Requirement: Output the material exactly, but drop every image it holds.

Data segment:
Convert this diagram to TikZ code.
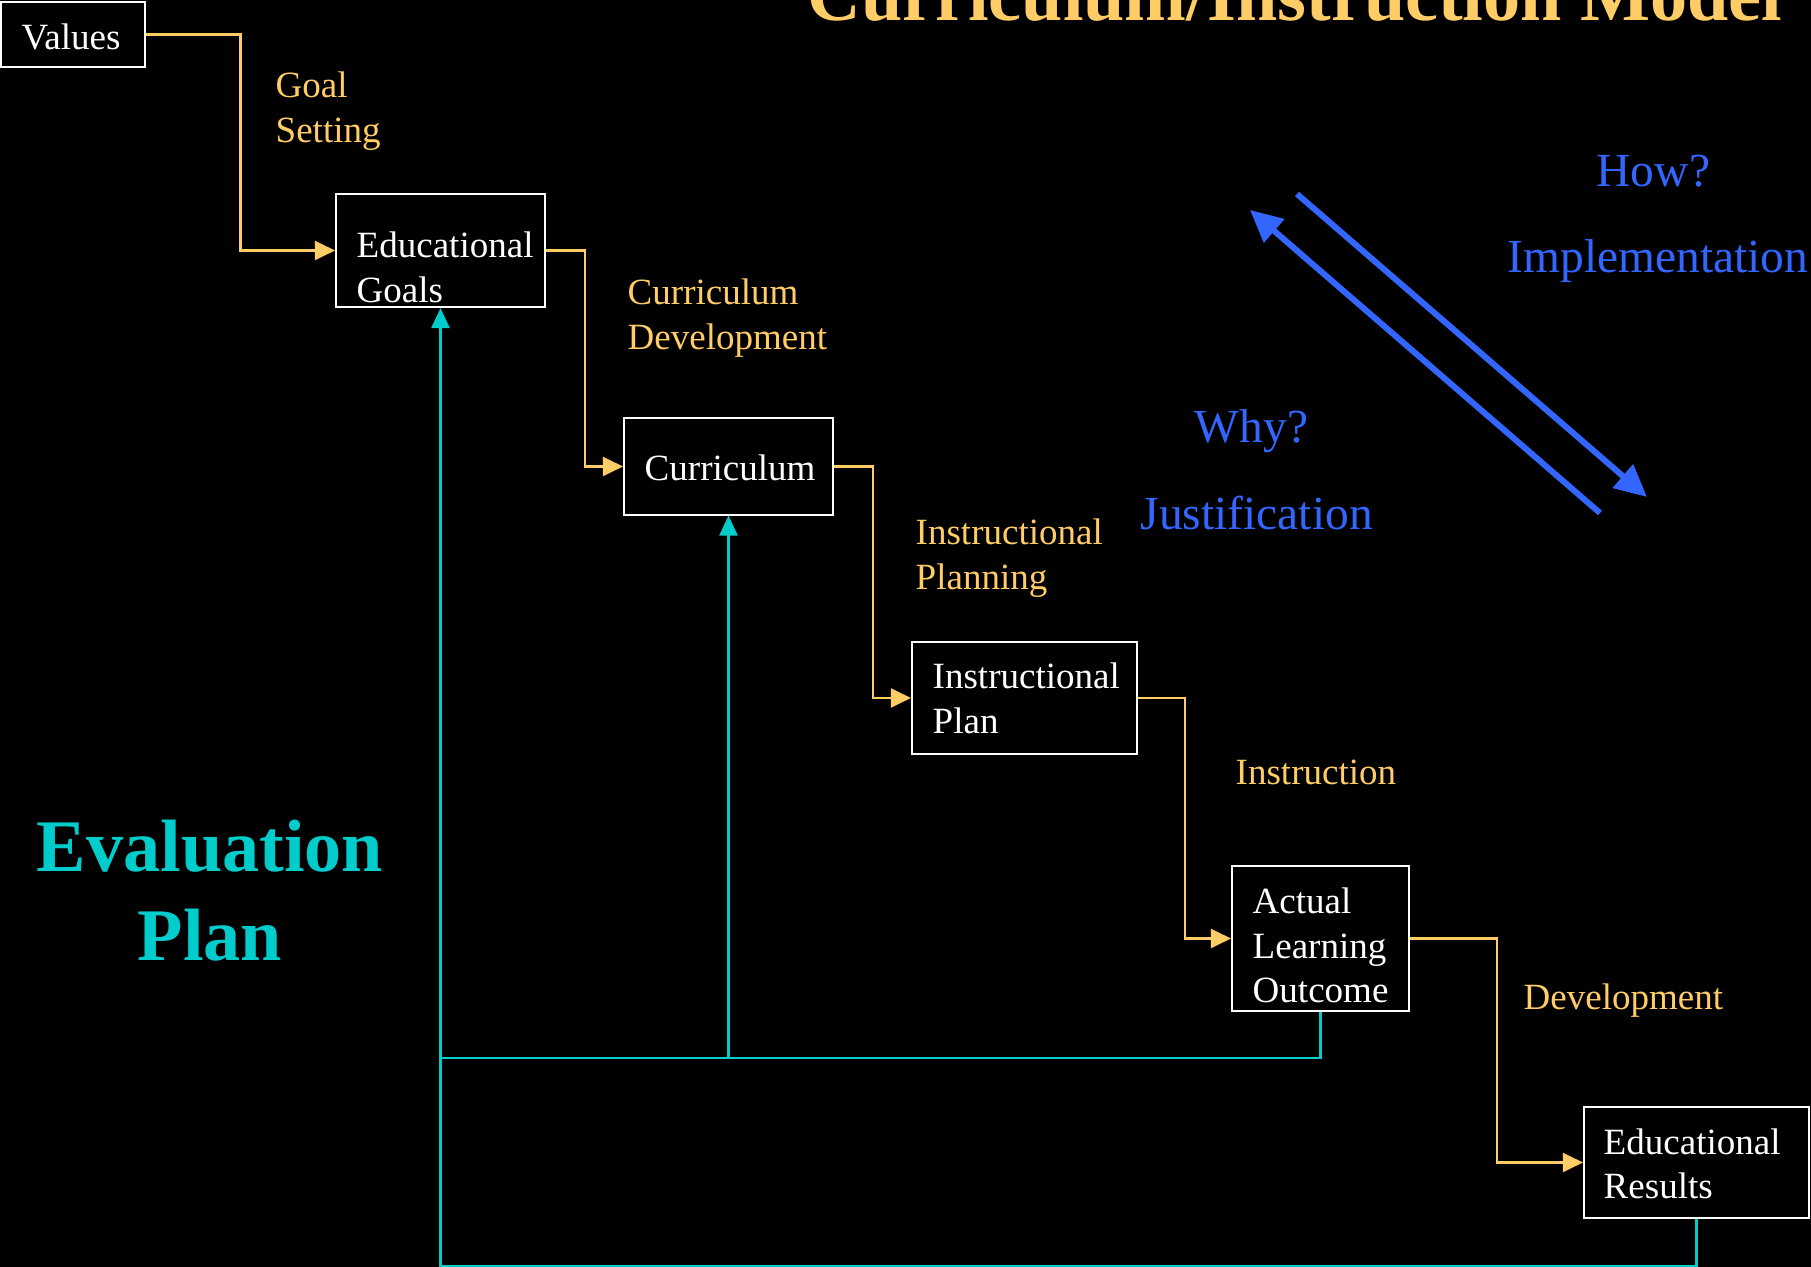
\documentclass[tikz,border=0pt]{standalone}
\usepackage{fontspec}
\setmainfont{Liberation Serif}
\usetikzlibrary{arrows.meta}
\definecolor{cyel}{RGB}{255,204,102}
\definecolor{ccyan}{RGB}{0,204,204}
\definecolor{cblue}{RGB}{51,102,255}
\newcommand{\boxfont}{\fontsize{10.53}{12.52}\selectfont}
\newcommand{\bluefont}{\fontsize{13.5}{16}\selectfont}
\newcommand{\bigfont}{\fontsize{21.1}{25.3}\selectfont\bfseries}
\newcommand{\twol}[2]{\vtop{\hbox{#1}\hbox{#2}}}
\newcommand{\threel}[3]{\vtop{\hbox{#1}\hbox{#2}\hbox{#3}}}
\tikzset{
  boxst/.style={draw=white, line width=0.57pt, rectangle, inner sep=0pt, fill=black},
  boxtext/.style={text=white, font=\boxfont, anchor=base west, inner sep=0pt},
  ylabel/.style={text=cyel, font=\boxfont, anchor=base west, inner sep=0pt},
  blabel/.style={text=cblue, font=\bluefont, anchor=base west, inner sep=0pt},
  yconn/.style={draw=cyel, line width=0.6pt, -{Triangle[length=0.2cm,width=0.19cm]}},
  cconn/.style={draw=ccyan, line width=0.7pt},
  carr/.style={cconn, -{Triangle[length=0.2cm,width=0.18cm]}},
  barr/.style={draw=cblue, line width=0.06cm, -{Triangle[length=0.32cm,width=0.3cm]}}
}
\begin{document}
\begin{tikzpicture}[x=0.01cm, y=-0.01cm]
\fill[black] (0,0) rectangle (1811,1267);
\useasboundingbox (0,0) rectangle (1811,1267);

% boxes
\node[boxst, minimum width=1.43cm, minimum height=0.65cm] (vals) at (73,34.5) {};
\node[boxst, minimum width=2.09cm, minimum height=1.13cm] (eg) at (440.5,250.5) {};
\node[boxst, minimum width=2.09cm, minimum height=0.96cm] (cur) at (728.5,466.5) {};
\node[boxst, minimum width=2.25cm, minimum height=1.12cm] (ip) at (1024.5,698) {};
\node[boxst, minimum width=1.77cm, minimum height=1.45cm] (alo) at (1320.5,938.5) {};
\node[boxst, minimum width=2.25cm, minimum height=1.11cm] (er) at (1696.5,1162.5) {};

% box texts
\node[boxtext] (tvals) at (21,50) {Values};
\node[boxtext] (teg) at (356,258) {\twol{Educational}{Goals}};
\node[boxtext] (tcur) at (644,481) {Curriculum};
\node[boxtext] (tip) at (932,689) {\twol{Instructional}{Plan}};
\node[boxtext] (talo) at (1252,914) {\threel{Actual}{Learning}{Outcome}};
\node[boxtext] (ter) at (1603,1154) {\twol{Educational}{Results}};

% yellow connectors
\draw[yconn] (vals.east) -- ++(95,0) |- (eg.west);
\draw[yconn] (eg.east) -- ++(39,0) |- (cur.west);
\draw[yconn] (cur.east) -- ++(39,0) |- (ip.west);
\draw[yconn] (ip.east) -- ++(47,0) |- (alo.west);
\draw[yconn] (alo.east) -- ++(87,0) |- (er.west);

% yellow labels
\node[ylabel] (lgoal) at (275,98) {\twol{Goal}{Setting}};
\node[ylabel] (lcd) at (627,305) {\twol{Curriculum}{Development}};
\node[ylabel] (lip) at (915,545) {\twol{Instructional}{Planning}};
\node[ylabel] (lin) at (1235,785) {Instruction};
\node[ylabel] (ldev) at (1523,1009) {Development};

% cyan feedback
\coordinate (busA) at (0,1058);
\coordinate (busB) at (0,1266);
\draw[carr] (er.south) -- (er.south |- busB) -| (eg.south);
\draw[cconn] (alo.south) -- (alo.south |- busA) -- (eg.south |- busA);
\draw[carr] (cur.south |- busA) -- (cur.south);

% blue arrows
\coordinate (b1s) at (1297,194);
\coordinate (b1e) at (1647,497);
\coordinate (b2s) at (1600,513);
\coordinate (b2e) at (1250,210);
\draw[barr] (b1s) -- (b1e);
\draw[barr] (b2s) -- (b2e);

% blue labels
\node[blabel] (lhow) at (1596,187) {How?};
\node[blabel] (limp) at (1507,273) {Implementation};
\node[blabel] (lwhy) at (1194,443) {Why?};
\node[blabel] (ljus) at (1140,530) {Justification};

% big texts
\node[text=ccyan, font=\bigfont, anchor=base, inner sep=0pt] (evp) at (210,872)
  {\vtop{\halign{\hfil#\hfil\cr Evaluation\cr Plan\cr}}};
\node[text=cyel, font=\bigfont, anchor=base, inner sep=0pt] (title) at (1295,21)
  {Curriculum/Instruction Model};
\end{tikzpicture}
\end{document}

Solved problem:
Convert this diagram to TikZ code.
\documentclass[tikz,border=0pt]{standalone}
\usepackage{fontspec}
\setmainfont{Liberation Serif}
\usetikzlibrary{arrows.meta}
\definecolor{cyel}{RGB}{255,204,102}
\definecolor{ccyan}{RGB}{0,204,204}
\definecolor{cblue}{RGB}{51,102,255}
\newcommand{\boxfont}{\fontsize{10.53}{12.52}\selectfont}
\newcommand{\bluefont}{\fontsize{13.5}{16}\selectfont}
\newcommand{\bigfont}{\fontsize{21.1}{25.3}\selectfont\bfseries}
\newcommand{\twol}[2]{\vtop{\hbox{#1}\hbox{#2}}}
\newcommand{\threel}[3]{\vtop{\hbox{#1}\hbox{#2}\hbox{#3}}}
\tikzset{
  boxst/.style={draw=white, line width=0.57pt, rectangle, inner sep=0pt, fill=black},
  boxtext/.style={text=white, font=\boxfont, anchor=base west, inner sep=0pt},
  ylabel/.style={text=cyel, font=\boxfont, anchor=base west, inner sep=0pt},
  blabel/.style={text=cblue, font=\bluefont, anchor=base west, inner sep=0pt},
  yconn/.style={draw=cyel, line width=0.6pt, -{Triangle[length=0.2cm,width=0.19cm]}},
  cconn/.style={draw=ccyan, line width=0.7pt},
  carr/.style={cconn, -{Triangle[length=0.2cm,width=0.18cm]}},
  barr/.style={draw=cblue, line width=0.06cm, -{Triangle[length=0.32cm,width=0.3cm]}}
}
\begin{document}
\begin{tikzpicture}[x=0.01cm, y=-0.01cm]
\fill[black] (0,0) rectangle (1811,1267);
\useasboundingbox (0,0) rectangle (1811,1267);

% boxes
\node[boxst, minimum width=1.43cm, minimum height=0.65cm] (vals) at (73,34.5) {};
\node[boxst, minimum width=2.09cm, minimum height=1.13cm] (eg) at (440.5,250.5) {};
\node[boxst, minimum width=2.09cm, minimum height=0.96cm] (cur) at (728.5,466.5) {};
\node[boxst, minimum width=2.25cm, minimum height=1.12cm] (ip) at (1024.5,698) {};
\node[boxst, minimum width=1.77cm, minimum height=1.45cm] (alo) at (1320.5,938.5) {};
\node[boxst, minimum width=2.25cm, minimum height=1.11cm] (er) at (1696.5,1162.5) {};

% box texts
\node[boxtext] (tvals) at (21,50) {Values};
\node[boxtext] (teg) at (356,258) {\twol{Educational}{Goals}};
\node[boxtext] (tcur) at (644,481) {Curriculum};
\node[boxtext] (tip) at (932,689) {\twol{Instructional}{Plan}};
\node[boxtext] (talo) at (1252,914) {\threel{Actual}{Learning}{Outcome}};
\node[boxtext] (ter) at (1603,1154) {\twol{Educational}{Results}};

% yellow connectors
\draw[yconn] (vals.east) -- ++(95,0) |- (eg.west);
\draw[yconn] (eg.east) -- ++(39,0) |- (cur.west);
\draw[yconn] (cur.east) -- ++(39,0) |- (ip.west);
\draw[yconn] (ip.east) -- ++(47,0) |- (alo.west);
\draw[yconn] (alo.east) -- ++(87,0) |- (er.west);

% yellow labels
\node[ylabel] (lgoal) at (275,98) {\twol{Goal}{Setting}};
\node[ylabel] (lcd) at (627,305) {\twol{Curriculum}{Development}};
\node[ylabel] (lip) at (915,545) {\twol{Instructional}{Planning}};
\node[ylabel] (lin) at (1235,785) {Instruction};
\node[ylabel] (ldev) at (1523,1009) {Development};

% cyan feedback
\coordinate (busA) at (0,1058);
\coordinate (busB) at (0,1266);
\draw[carr] (er.south) -- (er.south |- busB) -| (eg.south);
\draw[cconn] (alo.south) -- (alo.south |- busA) -- (eg.south |- busA);
\draw[carr] (cur.south |- busA) -- (cur.south);

% blue arrows
\coordinate (b1s) at (1297,194);
\coordinate (b1e) at (1647,497);
\coordinate (b2s) at (1600,513);
\coordinate (b2e) at (1250,210);
\draw[barr] (b1s) -- (b1e);
\draw[barr] (b2s) -- (b2e);

% blue labels
\node[blabel] (lhow) at (1596,187) {How?};
\node[blabel] (limp) at (1507,273) {Implementation};
\node[blabel] (lwhy) at (1194,443) {Why?};
\node[blabel] (ljus) at (1140,530) {Justification};

% big texts
\node[text=ccyan, font=\bigfont, anchor=base, inner sep=0pt] (evp) at (210,872)
  {\vtop{\halign{\hfil#\hfil\cr Evaluation\cr Plan\cr}}};
\node[text=cyel, font=\bigfont, anchor=base, inner sep=0pt] (title) at (1295,21)
  {Curriculum/Instruction Model};
\end{tikzpicture}
\end{document}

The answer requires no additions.